◆ **Collected data**:

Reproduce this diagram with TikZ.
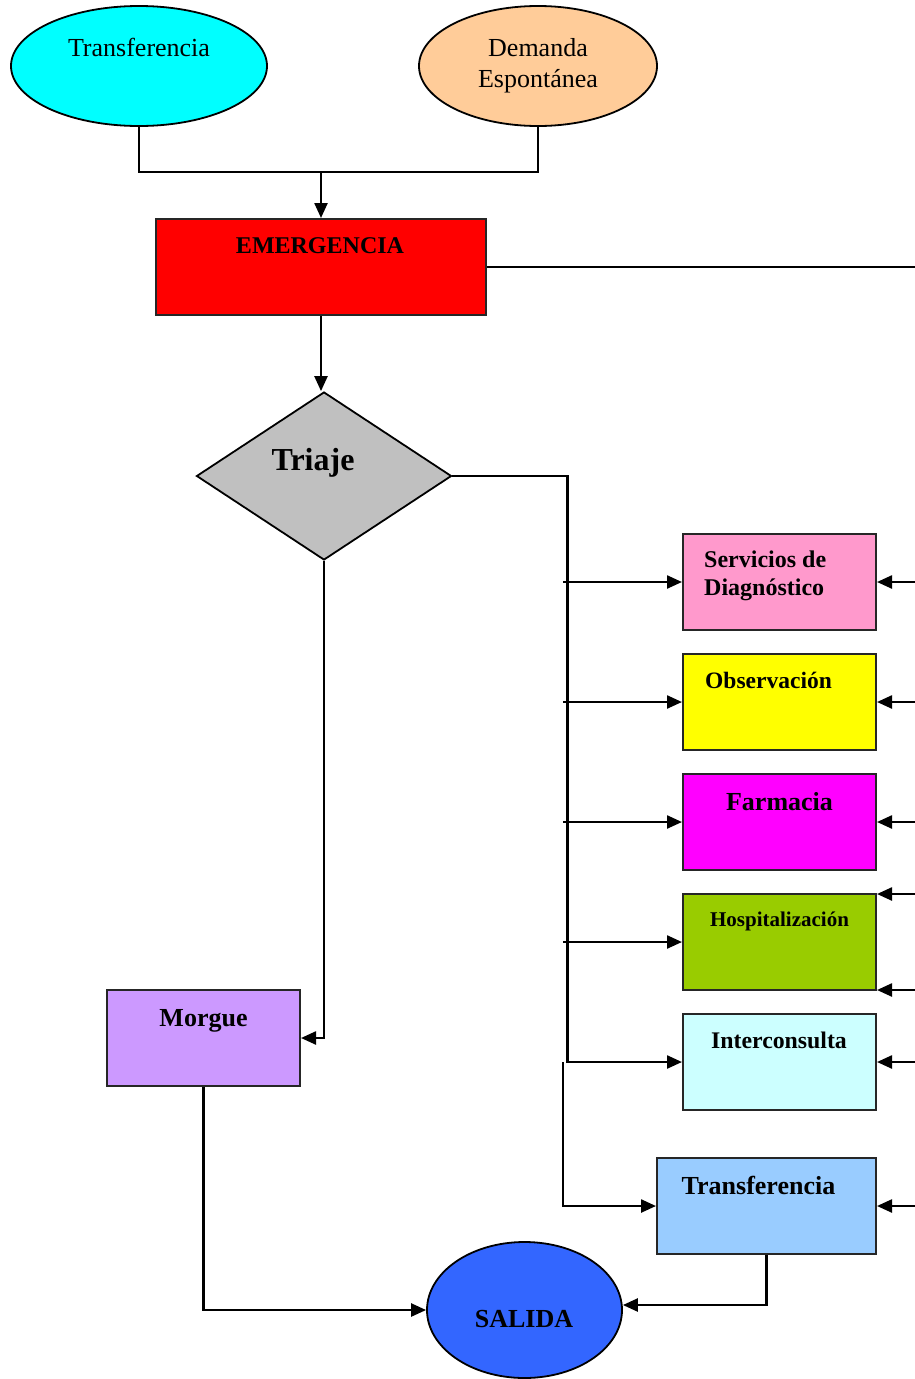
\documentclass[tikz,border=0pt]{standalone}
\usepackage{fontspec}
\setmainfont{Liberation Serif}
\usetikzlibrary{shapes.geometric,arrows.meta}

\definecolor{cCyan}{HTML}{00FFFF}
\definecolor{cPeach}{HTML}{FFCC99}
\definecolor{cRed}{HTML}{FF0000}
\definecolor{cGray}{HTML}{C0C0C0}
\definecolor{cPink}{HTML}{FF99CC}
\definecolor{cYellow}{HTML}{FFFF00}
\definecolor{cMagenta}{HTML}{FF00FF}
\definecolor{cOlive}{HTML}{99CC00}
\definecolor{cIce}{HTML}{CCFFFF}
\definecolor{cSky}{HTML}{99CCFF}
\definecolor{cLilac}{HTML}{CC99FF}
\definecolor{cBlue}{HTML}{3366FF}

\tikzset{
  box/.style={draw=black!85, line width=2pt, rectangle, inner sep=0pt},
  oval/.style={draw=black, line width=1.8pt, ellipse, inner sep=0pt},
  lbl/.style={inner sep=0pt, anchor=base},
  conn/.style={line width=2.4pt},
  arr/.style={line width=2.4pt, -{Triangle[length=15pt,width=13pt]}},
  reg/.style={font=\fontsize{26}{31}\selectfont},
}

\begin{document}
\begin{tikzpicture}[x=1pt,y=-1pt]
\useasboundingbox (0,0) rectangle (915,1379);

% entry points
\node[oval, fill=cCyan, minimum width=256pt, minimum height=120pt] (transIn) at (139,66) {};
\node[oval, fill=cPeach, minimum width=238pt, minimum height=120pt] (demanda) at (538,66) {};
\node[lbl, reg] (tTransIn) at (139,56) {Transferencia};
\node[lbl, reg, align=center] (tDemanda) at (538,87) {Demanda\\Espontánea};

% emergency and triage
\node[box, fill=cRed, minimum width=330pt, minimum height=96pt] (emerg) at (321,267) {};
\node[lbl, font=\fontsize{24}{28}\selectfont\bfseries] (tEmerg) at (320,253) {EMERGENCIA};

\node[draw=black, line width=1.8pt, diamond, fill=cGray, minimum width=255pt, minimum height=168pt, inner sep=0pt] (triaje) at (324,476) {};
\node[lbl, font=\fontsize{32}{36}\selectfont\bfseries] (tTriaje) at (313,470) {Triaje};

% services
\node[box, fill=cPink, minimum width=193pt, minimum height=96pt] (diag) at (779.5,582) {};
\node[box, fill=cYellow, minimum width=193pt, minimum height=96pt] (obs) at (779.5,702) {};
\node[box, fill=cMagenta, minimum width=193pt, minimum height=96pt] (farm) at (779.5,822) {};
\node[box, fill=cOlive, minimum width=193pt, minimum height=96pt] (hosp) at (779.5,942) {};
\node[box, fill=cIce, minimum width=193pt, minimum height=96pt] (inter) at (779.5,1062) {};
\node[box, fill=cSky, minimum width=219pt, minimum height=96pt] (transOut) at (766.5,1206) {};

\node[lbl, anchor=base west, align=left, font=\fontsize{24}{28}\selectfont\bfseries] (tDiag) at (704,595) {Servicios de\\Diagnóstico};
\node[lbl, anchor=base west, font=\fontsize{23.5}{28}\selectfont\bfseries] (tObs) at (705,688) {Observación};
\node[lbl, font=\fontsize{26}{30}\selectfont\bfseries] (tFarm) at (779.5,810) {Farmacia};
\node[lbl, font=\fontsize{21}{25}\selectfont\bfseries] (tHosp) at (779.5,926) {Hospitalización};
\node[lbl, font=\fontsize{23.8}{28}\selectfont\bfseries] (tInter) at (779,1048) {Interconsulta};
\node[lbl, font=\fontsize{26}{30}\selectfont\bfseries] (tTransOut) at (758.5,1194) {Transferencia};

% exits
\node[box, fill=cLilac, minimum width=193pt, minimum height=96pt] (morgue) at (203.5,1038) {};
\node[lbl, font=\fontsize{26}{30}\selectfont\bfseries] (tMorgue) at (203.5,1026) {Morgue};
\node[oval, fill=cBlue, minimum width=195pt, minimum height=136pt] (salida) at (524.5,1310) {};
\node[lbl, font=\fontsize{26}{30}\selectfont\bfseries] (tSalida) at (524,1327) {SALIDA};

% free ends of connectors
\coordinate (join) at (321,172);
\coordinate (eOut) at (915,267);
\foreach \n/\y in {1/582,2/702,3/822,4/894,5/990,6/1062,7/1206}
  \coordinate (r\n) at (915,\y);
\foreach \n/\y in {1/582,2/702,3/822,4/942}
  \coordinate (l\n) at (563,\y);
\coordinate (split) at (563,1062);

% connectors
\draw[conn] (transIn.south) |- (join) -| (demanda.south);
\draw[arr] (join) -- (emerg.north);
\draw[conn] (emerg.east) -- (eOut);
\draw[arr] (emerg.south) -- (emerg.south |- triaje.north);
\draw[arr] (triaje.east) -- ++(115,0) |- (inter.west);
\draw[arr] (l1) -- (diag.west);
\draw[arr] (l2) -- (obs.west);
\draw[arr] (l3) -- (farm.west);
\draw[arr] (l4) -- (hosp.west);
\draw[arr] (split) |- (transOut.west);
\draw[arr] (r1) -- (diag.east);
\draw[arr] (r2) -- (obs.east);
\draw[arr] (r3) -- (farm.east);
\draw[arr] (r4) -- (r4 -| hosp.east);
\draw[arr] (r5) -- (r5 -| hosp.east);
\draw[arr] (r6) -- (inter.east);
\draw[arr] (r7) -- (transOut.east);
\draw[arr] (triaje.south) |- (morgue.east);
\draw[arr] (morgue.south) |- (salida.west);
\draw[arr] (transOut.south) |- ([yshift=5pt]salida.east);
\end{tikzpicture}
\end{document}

◆ **Set task**: Your copy of the data above should match it exactly, except that pictures are left out.

◆ **Reply**:
Reproduce this diagram with TikZ.
\documentclass[tikz,border=0pt]{standalone}
\usepackage{fontspec}
\setmainfont{Liberation Serif}
\usetikzlibrary{shapes.geometric,arrows.meta}

\definecolor{cCyan}{HTML}{00FFFF}
\definecolor{cPeach}{HTML}{FFCC99}
\definecolor{cRed}{HTML}{FF0000}
\definecolor{cGray}{HTML}{C0C0C0}
\definecolor{cPink}{HTML}{FF99CC}
\definecolor{cYellow}{HTML}{FFFF00}
\definecolor{cMagenta}{HTML}{FF00FF}
\definecolor{cOlive}{HTML}{99CC00}
\definecolor{cIce}{HTML}{CCFFFF}
\definecolor{cSky}{HTML}{99CCFF}
\definecolor{cLilac}{HTML}{CC99FF}
\definecolor{cBlue}{HTML}{3366FF}

\tikzset{
  box/.style={draw=black!85, line width=2pt, rectangle, inner sep=0pt},
  oval/.style={draw=black, line width=1.8pt, ellipse, inner sep=0pt},
  lbl/.style={inner sep=0pt, anchor=base},
  conn/.style={line width=2.4pt},
  arr/.style={line width=2.4pt, -{Triangle[length=15pt,width=13pt]}},
  reg/.style={font=\fontsize{26}{31}\selectfont},
}

\begin{document}
\begin{tikzpicture}[x=1pt,y=-1pt]
\useasboundingbox (0,0) rectangle (915,1379);

% entry points
\node[oval, fill=cCyan, minimum width=256pt, minimum height=120pt] (transIn) at (139,66) {};
\node[oval, fill=cPeach, minimum width=238pt, minimum height=120pt] (demanda) at (538,66) {};
\node[lbl, reg] (tTransIn) at (139,56) {Transferencia};
\node[lbl, reg, align=center] (tDemanda) at (538,87) {Demanda\\Espontánea};

% emergency and triage
\node[box, fill=cRed, minimum width=330pt, minimum height=96pt] (emerg) at (321,267) {};
\node[lbl, font=\fontsize{24}{28}\selectfont\bfseries] (tEmerg) at (320,253) {EMERGENCIA};

\node[draw=black, line width=1.8pt, diamond, fill=cGray, minimum width=255pt, minimum height=168pt, inner sep=0pt] (triaje) at (324,476) {};
\node[lbl, font=\fontsize{32}{36}\selectfont\bfseries] (tTriaje) at (313,470) {Triaje};

% services
\node[box, fill=cPink, minimum width=193pt, minimum height=96pt] (diag) at (779.5,582) {};
\node[box, fill=cYellow, minimum width=193pt, minimum height=96pt] (obs) at (779.5,702) {};
\node[box, fill=cMagenta, minimum width=193pt, minimum height=96pt] (farm) at (779.5,822) {};
\node[box, fill=cOlive, minimum width=193pt, minimum height=96pt] (hosp) at (779.5,942) {};
\node[box, fill=cIce, minimum width=193pt, minimum height=96pt] (inter) at (779.5,1062) {};
\node[box, fill=cSky, minimum width=219pt, minimum height=96pt] (transOut) at (766.5,1206) {};

\node[lbl, anchor=base west, align=left, font=\fontsize{24}{28}\selectfont\bfseries] (tDiag) at (704,595) {Servicios de\\Diagnóstico};
\node[lbl, anchor=base west, font=\fontsize{23.5}{28}\selectfont\bfseries] (tObs) at (705,688) {Observación};
\node[lbl, font=\fontsize{26}{30}\selectfont\bfseries] (tFarm) at (779.5,810) {Farmacia};
\node[lbl, font=\fontsize{21}{25}\selectfont\bfseries] (tHosp) at (779.5,926) {Hospitalización};
\node[lbl, font=\fontsize{23.8}{28}\selectfont\bfseries] (tInter) at (779,1048) {Interconsulta};
\node[lbl, font=\fontsize{26}{30}\selectfont\bfseries] (tTransOut) at (758.5,1194) {Transferencia};

% exits
\node[box, fill=cLilac, minimum width=193pt, minimum height=96pt] (morgue) at (203.5,1038) {};
\node[lbl, font=\fontsize{26}{30}\selectfont\bfseries] (tMorgue) at (203.5,1026) {Morgue};
\node[oval, fill=cBlue, minimum width=195pt, minimum height=136pt] (salida) at (524.5,1310) {};
\node[lbl, font=\fontsize{26}{30}\selectfont\bfseries] (tSalida) at (524,1327) {SALIDA};

% free ends of connectors
\coordinate (join) at (321,172);
\coordinate (eOut) at (915,267);
\foreach \n/\y in {1/582,2/702,3/822,4/894,5/990,6/1062,7/1206}
  \coordinate (r\n) at (915,\y);
\foreach \n/\y in {1/582,2/702,3/822,4/942}
  \coordinate (l\n) at (563,\y);
\coordinate (split) at (563,1062);

% connectors
\draw[conn] (transIn.south) |- (join) -| (demanda.south);
\draw[arr] (join) -- (emerg.north);
\draw[conn] (emerg.east) -- (eOut);
\draw[arr] (emerg.south) -- (emerg.south |- triaje.north);
\draw[arr] (triaje.east) -- ++(115,0) |- (inter.west);
\draw[arr] (l1) -- (diag.west);
\draw[arr] (l2) -- (obs.west);
\draw[arr] (l3) -- (farm.west);
\draw[arr] (l4) -- (hosp.west);
\draw[arr] (split) |- (transOut.west);
\draw[arr] (r1) -- (diag.east);
\draw[arr] (r2) -- (obs.east);
\draw[arr] (r3) -- (farm.east);
\draw[arr] (r4) -- (r4 -| hosp.east);
\draw[arr] (r5) -- (r5 -| hosp.east);
\draw[arr] (r6) -- (inter.east);
\draw[arr] (r7) -- (transOut.east);
\draw[arr] (triaje.south) |- (morgue.east);
\draw[arr] (morgue.south) |- (salida.west);
\draw[arr] (transOut.south) |- ([yshift=5pt]salida.east);
\end{tikzpicture}
\end{document}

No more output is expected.